▶ **What needs to be done**: Only the number is wanted: count the lines in the data with "chart" in them.

▶ **Given material**:
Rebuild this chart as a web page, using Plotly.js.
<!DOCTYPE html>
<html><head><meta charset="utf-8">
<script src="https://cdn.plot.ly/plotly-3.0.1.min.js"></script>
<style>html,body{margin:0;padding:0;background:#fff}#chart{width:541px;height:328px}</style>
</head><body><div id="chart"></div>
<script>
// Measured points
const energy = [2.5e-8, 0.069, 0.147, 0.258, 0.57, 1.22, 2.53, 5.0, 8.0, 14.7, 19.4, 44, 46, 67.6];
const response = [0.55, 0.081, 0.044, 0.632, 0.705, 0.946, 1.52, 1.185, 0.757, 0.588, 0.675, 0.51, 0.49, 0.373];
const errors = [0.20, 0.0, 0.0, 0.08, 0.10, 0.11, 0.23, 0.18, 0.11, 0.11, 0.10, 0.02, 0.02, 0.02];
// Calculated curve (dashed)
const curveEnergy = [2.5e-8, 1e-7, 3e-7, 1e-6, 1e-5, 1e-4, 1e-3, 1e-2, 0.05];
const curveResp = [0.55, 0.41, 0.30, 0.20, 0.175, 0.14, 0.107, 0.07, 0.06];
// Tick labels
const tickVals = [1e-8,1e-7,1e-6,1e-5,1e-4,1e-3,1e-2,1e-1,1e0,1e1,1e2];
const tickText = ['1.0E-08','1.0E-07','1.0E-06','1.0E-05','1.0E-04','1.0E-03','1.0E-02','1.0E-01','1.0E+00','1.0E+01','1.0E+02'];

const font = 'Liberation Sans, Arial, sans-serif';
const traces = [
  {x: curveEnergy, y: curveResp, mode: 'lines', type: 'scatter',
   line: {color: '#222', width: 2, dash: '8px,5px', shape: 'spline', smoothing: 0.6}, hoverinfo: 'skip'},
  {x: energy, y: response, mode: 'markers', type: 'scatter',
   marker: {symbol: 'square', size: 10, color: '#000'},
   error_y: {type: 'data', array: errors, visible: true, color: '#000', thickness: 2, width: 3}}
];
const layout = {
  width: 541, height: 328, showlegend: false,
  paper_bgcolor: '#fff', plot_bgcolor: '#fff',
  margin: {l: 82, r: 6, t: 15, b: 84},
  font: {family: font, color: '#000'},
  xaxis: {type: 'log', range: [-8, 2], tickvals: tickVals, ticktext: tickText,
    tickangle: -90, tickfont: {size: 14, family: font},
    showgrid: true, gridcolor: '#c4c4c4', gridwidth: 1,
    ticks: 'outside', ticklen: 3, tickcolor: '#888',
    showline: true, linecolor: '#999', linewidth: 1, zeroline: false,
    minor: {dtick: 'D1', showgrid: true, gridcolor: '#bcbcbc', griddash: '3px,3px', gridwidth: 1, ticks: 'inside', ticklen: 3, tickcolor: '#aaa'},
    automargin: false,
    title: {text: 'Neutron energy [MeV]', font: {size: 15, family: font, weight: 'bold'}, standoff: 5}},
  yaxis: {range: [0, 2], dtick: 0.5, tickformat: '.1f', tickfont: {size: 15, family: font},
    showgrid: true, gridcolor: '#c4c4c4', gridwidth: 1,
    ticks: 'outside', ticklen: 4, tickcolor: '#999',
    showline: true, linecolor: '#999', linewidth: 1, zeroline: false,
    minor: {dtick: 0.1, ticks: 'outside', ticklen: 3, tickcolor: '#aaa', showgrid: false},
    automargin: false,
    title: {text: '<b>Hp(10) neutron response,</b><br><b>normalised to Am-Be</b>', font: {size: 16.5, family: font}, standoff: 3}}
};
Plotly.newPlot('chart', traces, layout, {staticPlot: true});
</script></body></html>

▶ **Exercise solution**: 4